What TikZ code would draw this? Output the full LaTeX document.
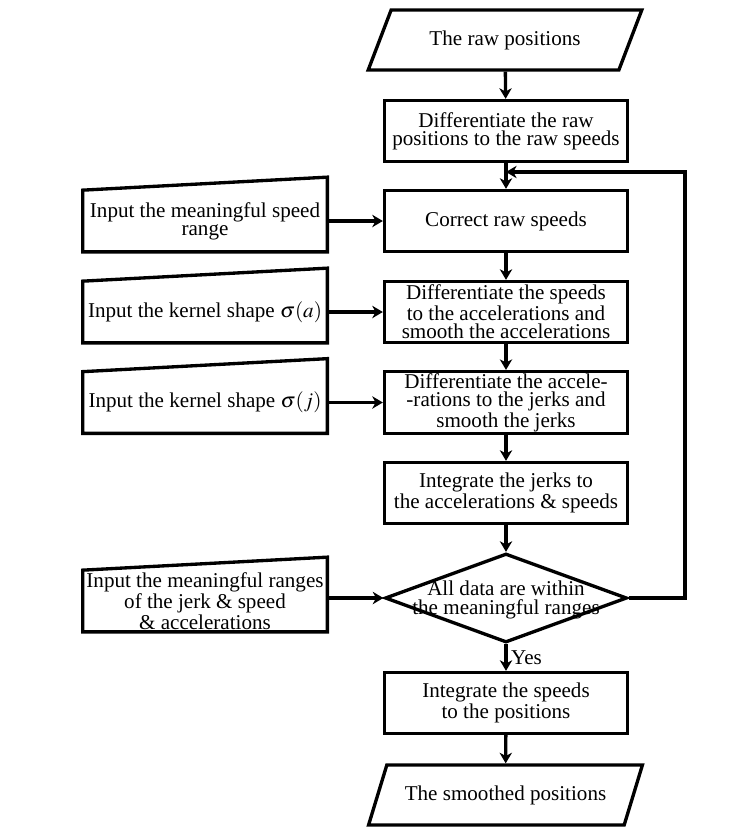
\documentclass[tikz,border=0pt]{standalone}
\usepackage{mathptmx}
\usepackage{fontspec}
\setmainfont{Liberation Serif}
\usetikzlibrary{shapes.geometric}
\usetikzlibrary{arrows.meta}
\tikzset{every node/.style={font=\fontsize{12}{10.3}\selectfont, align=center},
 line/.style={draw, line width=1.9pt, line join=miter},
 proc/.style={line, minimum width=4.86cm, minimum height=1.22cm, inner sep=1pt},
 io/.style={line, trapezium, trapezium left angle=62, trapezium right angle=118,
   trapezium stretches=true, minimum width=5.48cm, minimum height=1.2cm},
 inbox/.style={minimum width=4.88cm, minimum height=1.22cm, inner sep=1pt},
 dec/.style={line, diamond, inner sep=0pt, minimum width=4.84cm, minimum height=1.78cm},
 arr/.style={line, -{Stealth[length=6pt,width=7pt,inset=1.8pt]}},
 }

\begin{document}
\begin{tikzpicture}[x=0.02cm, y=-0.02cm]
        \useasboundingbox (0,0) rectangle (745,835);
        \node[io] (rawpos) at (505,40) {The raw positions};
        \node[proc] (diff) at (506,131) {Differentiate the raw\\positions to the raw speeds};
        \node[proc] (corr) at (506,221) {Correct raw speeds};
        \node[proc] (accel) at (506,312) {Differentiate the speeds\\to the accelerations and\\smooth the accelerations};
        \node[proc] (jerk) at (506,402.5) {Differentiate the accele-\\-rations to the jerks and\\smooth the jerks};
        \node[proc] (integ) at (506,493) {Integrate the jerks to\\the accelerations \& speeds};
        \node[dec, label={[align=center, yshift=-0.04cm]center:All data are within\\the meaningful ranges}] (check) at (506,598) {};
        \node[proc] (pos) at (506,703) {Integrate the speeds\\to the positions};
        \node[io] (smooth) at (505.5,795) {The smoothed positions};

        \node[inbox] (speedin) at (205,221) {Input the meaningful speed\\range};
        \node[inbox] (kernela) at (205,312) {Input the kernel shape $\sigma(a)$};
        \node[inbox] (kernelj) at (205,402.5) {Input the kernel shape $\sigma(j)$};
        \node[inbox] (rangein) at (205,601) {Input the meaningful ranges\\of the jerk \& speed\\\& accelerations};
        \foreach \n in {speedin, kernela, kernelj, rangein}
            \draw[line] (\n.south west) -- (\n.north west) -- ([yshift=0.26cm]\n.north east) -- (\n.south east) -- cycle;

        \coordinate (back) at (506,172);
        \coordinate (loopx) at (685,0);

        \draw[arr] (rawpos) -- (diff);
        \draw[arr] (diff) -- (corr);
        \draw[arr] (corr) -- (accel);
        \draw[arr] (accel) -- (jerk);
        \draw[arr] (jerk) -- (integ);
        \draw[arr] (integ) -- (check);
        \draw[arr] (check) -- node[right, inner sep=2pt] {Yes} (pos);
        \draw[arr] (pos) -- (smooth);
        \draw[arr] (check.east) -- (check.east -| loopx) |- (back);

        \draw[arr] (speedin.east |- corr.west) -- (corr.west);
        \draw[arr] (kernela.east |- accel.west) -- (accel.west);
        \draw[arr] (kernelj.east |- jerk.west) -- (jerk.west);
        \draw[arr] (rangein.east |- check.west) -- (check.west);
    \end{tikzpicture}
\end{document}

STATED GOAL —
Everything from the top line of the data down to and including the line with "(smooth) at (505.5,795)" is to be copied, except the pictures.

REPLY TO THE TASK —
What TikZ code would draw this? Output the full LaTeX document.
\documentclass[tikz,border=0pt]{standalone}
\usepackage{mathptmx}
\usepackage{fontspec}
\setmainfont{Liberation Serif}
\usetikzlibrary{shapes.geometric}
\usetikzlibrary{arrows.meta}
\tikzset{every node/.style={font=\fontsize{12}{10.3}\selectfont, align=center},
 line/.style={draw, line width=1.9pt, line join=miter},
 proc/.style={line, minimum width=4.86cm, minimum height=1.22cm, inner sep=1pt},
 io/.style={line, trapezium, trapezium left angle=62, trapezium right angle=118,
   trapezium stretches=true, minimum width=5.48cm, minimum height=1.2cm},
 inbox/.style={minimum width=4.88cm, minimum height=1.22cm, inner sep=1pt},
 dec/.style={line, diamond, inner sep=0pt, minimum width=4.84cm, minimum height=1.78cm},
 arr/.style={line, -{Stealth[length=6pt,width=7pt,inset=1.8pt]}},
 }

\begin{document}
\begin{tikzpicture}[x=0.02cm, y=-0.02cm]
        \useasboundingbox (0,0) rectangle (745,835);
        \node[io] (rawpos) at (505,40) {The raw positions};
        \node[proc] (diff) at (506,131) {Differentiate the raw\\positions to the raw speeds};
        \node[proc] (corr) at (506,221) {Correct raw speeds};
        \node[proc] (accel) at (506,312) {Differentiate the speeds\\to the accelerations and\\smooth the accelerations};
        \node[proc] (jerk) at (506,402.5) {Differentiate the accele-\\-rations to the jerks and\\smooth the jerks};
        \node[proc] (integ) at (506,493) {Integrate the jerks to\\the accelerations \& speeds};
        \node[dec, label={[align=center, yshift=-0.04cm]center:All data are within\\the meaningful ranges}] (check) at (506,598) {};
        \node[proc] (pos) at (506,703) {Integrate the speeds\\to the positions};
        \node[io] (smooth) at (505.5,795) {The smoothed positions};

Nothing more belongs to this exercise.